Isaiah 42:1-10 (ESV)
Have you ever been so excited to go somewhere new that you got cold feet? Like, you started inventing new things to worry about and even starting praying for God to close the door to that opportunity? I know you can’t see but I am raising my hand right now! That happened to me twice this summer! The first time was when I went to enroll and take my entrance test for college. Now mind you, I am no “fresh out the egg” chicken and I have been to college before… several different times. Each time it was for something different and I just KNEW this was what I wanted to do ranging from psychology to youth ministry to early childhood development. But each time, I was missing something, God’s order.
          This last time, I asked God what it was He wanted me to do instead of praying for what I wanted to do. He answered just as quickly as if to say to me, “Well I’m glad you asked Felicia!” The answer was to get my teaching certificate. Something I had been hearing for years and took no time in running from that statement. This time, I not only stayed but made it a point to quickly enroll. The result? I am for the first time on the honor roll!
          The next time this summer was for a leadership summit in Chicago with my church. Now let me am really… transparent. I really only wanted to go because I had never been to Chicago! When the invitation was given me, I did not hesitate to say yes, no praying and getting back to them, no seeking God, nothing but yes! Then the time got closer… and closer… and closer. I started to have new inventions of things to worry about. What if someone broke into my house while my adult kids were home? What if my oldest daughter, who is working, missed the bus and my mom was at work and could not take her? What if my son, who was on summer break, just sat in the house all day on his computer or watching TV? What if my youngest, who is a sophomore in high school, needed me or needed to get to practices during the day? Did I really think they couldn’t get along without me? So I started to panic and ask God to close the very door I had recently asked Him to give me revelation as to whether I was to go. I no longer wanted to go somewhere that was 8 hours away from my kids who I raised to the best of my ability and handed over to God was I surrendered my life.
          A crazy thing happened a couple of days after praying with a friend and leader of the church who I shared this with. God opened another entrance to this very same door! My youngest two were able to go with me. I asked my oldest because I set it in my heart that if she couldn’t go or wasn’t invited, I wasn’t going either! But she declined and that left me standing at the door with no more excuses but to walk in. I will now be referring to her as the Infidel!!
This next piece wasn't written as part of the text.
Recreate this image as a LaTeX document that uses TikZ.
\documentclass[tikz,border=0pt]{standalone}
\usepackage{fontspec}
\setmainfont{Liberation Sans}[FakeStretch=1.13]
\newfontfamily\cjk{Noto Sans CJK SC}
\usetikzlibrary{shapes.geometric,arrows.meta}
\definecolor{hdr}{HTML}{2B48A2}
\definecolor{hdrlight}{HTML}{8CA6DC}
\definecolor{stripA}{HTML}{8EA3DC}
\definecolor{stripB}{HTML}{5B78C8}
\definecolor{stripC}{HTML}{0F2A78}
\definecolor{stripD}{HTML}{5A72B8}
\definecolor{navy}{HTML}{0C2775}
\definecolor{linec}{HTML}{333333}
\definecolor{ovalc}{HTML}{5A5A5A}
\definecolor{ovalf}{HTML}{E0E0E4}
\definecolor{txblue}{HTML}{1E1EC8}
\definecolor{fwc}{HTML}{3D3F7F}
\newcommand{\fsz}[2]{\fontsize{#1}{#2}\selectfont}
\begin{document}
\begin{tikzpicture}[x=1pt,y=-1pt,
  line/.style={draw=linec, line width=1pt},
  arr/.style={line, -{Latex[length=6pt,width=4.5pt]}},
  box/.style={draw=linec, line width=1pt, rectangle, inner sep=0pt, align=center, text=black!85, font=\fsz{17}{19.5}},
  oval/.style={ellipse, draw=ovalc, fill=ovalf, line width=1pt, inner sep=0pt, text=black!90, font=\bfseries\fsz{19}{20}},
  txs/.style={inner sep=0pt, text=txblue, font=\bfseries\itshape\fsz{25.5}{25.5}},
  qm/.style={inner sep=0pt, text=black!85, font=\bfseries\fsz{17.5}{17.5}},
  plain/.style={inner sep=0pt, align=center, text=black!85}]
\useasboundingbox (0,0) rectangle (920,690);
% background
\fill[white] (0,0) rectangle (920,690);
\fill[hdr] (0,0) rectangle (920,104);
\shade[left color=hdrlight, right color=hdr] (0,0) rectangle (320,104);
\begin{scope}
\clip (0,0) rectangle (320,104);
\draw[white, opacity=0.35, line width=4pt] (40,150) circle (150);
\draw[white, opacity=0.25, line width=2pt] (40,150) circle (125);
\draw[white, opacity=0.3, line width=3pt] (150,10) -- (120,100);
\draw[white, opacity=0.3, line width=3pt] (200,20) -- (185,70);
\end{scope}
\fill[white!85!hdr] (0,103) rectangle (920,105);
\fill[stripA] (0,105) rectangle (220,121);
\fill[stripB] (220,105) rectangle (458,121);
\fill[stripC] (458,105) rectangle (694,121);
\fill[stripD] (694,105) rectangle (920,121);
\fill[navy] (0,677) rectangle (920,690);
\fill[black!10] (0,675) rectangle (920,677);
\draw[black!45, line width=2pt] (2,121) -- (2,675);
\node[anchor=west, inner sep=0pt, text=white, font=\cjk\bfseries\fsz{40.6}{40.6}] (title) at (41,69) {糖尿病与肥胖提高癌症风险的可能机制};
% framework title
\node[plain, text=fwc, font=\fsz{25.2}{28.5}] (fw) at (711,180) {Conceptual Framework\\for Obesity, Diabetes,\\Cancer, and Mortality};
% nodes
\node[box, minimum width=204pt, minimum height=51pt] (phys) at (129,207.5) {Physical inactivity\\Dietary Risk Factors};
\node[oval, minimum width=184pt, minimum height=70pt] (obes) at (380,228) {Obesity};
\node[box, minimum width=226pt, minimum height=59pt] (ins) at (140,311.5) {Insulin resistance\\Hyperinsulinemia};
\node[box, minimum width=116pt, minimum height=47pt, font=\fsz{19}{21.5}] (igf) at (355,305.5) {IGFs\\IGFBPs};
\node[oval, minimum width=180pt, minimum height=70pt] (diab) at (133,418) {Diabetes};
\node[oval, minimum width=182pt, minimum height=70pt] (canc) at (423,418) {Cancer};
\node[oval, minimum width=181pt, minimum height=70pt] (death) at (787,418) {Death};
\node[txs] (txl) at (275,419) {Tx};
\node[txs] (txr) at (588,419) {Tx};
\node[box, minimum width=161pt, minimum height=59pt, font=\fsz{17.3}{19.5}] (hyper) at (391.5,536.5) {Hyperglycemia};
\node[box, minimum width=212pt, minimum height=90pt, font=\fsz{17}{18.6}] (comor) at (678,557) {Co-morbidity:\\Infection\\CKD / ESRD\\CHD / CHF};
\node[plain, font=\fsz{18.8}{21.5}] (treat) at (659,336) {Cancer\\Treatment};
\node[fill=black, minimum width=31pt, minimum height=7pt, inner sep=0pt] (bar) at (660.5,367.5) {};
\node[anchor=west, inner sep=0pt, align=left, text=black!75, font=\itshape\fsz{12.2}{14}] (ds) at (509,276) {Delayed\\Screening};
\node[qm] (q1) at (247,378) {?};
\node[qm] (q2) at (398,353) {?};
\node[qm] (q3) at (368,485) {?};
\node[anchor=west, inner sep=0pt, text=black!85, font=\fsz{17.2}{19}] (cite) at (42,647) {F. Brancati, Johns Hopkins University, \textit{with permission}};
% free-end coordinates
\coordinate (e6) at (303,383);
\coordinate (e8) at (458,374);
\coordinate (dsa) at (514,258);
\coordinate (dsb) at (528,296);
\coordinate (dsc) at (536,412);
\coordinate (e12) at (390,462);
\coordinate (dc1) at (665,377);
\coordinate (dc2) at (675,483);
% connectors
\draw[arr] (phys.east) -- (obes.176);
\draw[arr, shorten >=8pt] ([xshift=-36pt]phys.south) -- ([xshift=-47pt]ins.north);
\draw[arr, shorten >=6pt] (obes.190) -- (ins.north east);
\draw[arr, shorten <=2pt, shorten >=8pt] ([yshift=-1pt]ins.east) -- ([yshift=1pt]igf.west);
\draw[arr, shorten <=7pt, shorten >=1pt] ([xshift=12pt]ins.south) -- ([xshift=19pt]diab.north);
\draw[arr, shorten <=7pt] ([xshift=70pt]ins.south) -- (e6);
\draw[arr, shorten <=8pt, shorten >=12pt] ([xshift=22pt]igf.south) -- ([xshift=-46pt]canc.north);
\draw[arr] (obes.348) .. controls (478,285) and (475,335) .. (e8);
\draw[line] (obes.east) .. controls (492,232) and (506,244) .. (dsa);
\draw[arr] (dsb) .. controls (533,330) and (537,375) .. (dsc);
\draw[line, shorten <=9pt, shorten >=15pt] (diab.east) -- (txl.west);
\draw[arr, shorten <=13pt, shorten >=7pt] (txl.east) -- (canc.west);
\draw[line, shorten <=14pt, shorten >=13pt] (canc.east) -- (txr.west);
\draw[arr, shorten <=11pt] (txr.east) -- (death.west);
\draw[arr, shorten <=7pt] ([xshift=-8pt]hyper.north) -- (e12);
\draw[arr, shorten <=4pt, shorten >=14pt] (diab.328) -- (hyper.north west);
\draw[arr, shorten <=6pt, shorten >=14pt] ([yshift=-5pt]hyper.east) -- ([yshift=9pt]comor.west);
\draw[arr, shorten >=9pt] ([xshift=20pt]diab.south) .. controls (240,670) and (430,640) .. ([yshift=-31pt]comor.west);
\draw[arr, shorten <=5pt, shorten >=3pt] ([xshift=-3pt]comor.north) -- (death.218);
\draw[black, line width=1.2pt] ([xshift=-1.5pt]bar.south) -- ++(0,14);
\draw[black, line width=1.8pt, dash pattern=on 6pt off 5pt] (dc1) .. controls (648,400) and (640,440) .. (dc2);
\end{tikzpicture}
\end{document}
          That week was awesome! First because I didn’t have to pay a red cent on this trip unless I wanted something to take back, and second because I had never been in Chicago (I don’t count the inside airport) and I was in awe with the nostalgic scent in the air, and lastly but most definitely not least the conference. The confirmation, the encouragement, the wisdom, and the ideas I received from that place! I was speechless! I think I took so many notes that I could write an informational booklet from them alone! Shout out time: Thank you Bridge Church, Willow Creek Church (Bill Hybel) and city of Chicago for such a great end of summer vacation this year and thank You Lord for being consistent and persistent in me going and learning from You!
          Okay, now for the parable lesson. There was one speaker that was very short in stature, I’m guessing no more than 5’0 tall and her voice was like that of a frail mouse. But she captured that room plus the other nations that watched by satellite with the power God had given her in her voice. It reminded me of the small still voice that we are to listen for when the chaos of this world seems to be distracting and luring us away with its loudness. We couldn’t help but listen. And then she read the very verse God has given me as my ministry… Isaiah 42:1-9. I was blown away! I wanted to get up and run away screaming but the Holy Spirit speaking through her dared me to stay and listen.
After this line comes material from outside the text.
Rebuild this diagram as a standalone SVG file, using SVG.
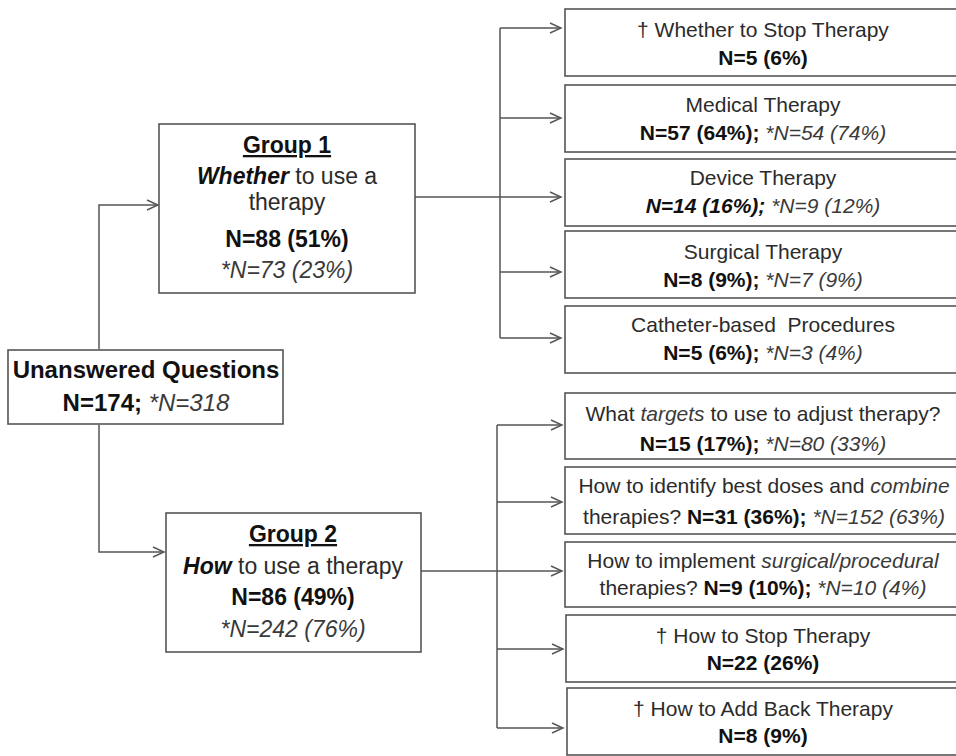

What she simply said was no matter how small the world and even the church sometimes thinks you are, you matter to God and His purpose. You are counted in as a warrior for His Kingdom and there is no more time to sit on the sidelines because someone else has told you that you don’t matter or you don’t have a speaking voice, or you aren’t the right model for a leader or have simply not noticed what you do because you are not in the limelight. Pranitha’s ministry is in the darkness rescuing modern day slaves who have given up on anyone ever saving them. Yet she goes where she can get shot at, kidnapped, arrested for being on private property and I would even guess that as I write this 3 weeks later that she is in the thick of going after men, women and children who are enslaved putting herself in the forefront of danger for the sake of the Kingdom. I had to ask myself, what have you done? I have to ask you, the reader, what have you done?
          Has someone lied and told you or tried to make you believe you and what your vision is didn’t matter and wouldn’t make it? People have told me for years I matter but only to the degree in which they wanted to use me. For 3 years I have been surrendered to Christ but living as a free slave of the world because I counted what leaders told me as true about me. That I needed a specific speaking style, that I needed some more training, that God wasn’t ready to release me yet and that what I had to offer wasn’t what they needed in their church. Pranitha opened, not unlocked, that door of bondage and I am walking out!
This week and into next I will be meditating on Psalm 139:23-24 and asking God do something difficult, asking Him to search my heart. He is already opening doors; I have just been too afraid and riddled with guilt and lies to walk in. I refuse to have the “rocks cry out on my behalf.” How about you?
Father God, I ask forgiveness for the bondage Your Son’s blood freed me from yet I went back to the comfort ability of it. Search me, O God, and know my heart; test me and know my anxious thoughts. Point out anything in me that offends You, and lead me to the life everlasting. Help me to step up and keep walking to step out! In Jesus name. Amen!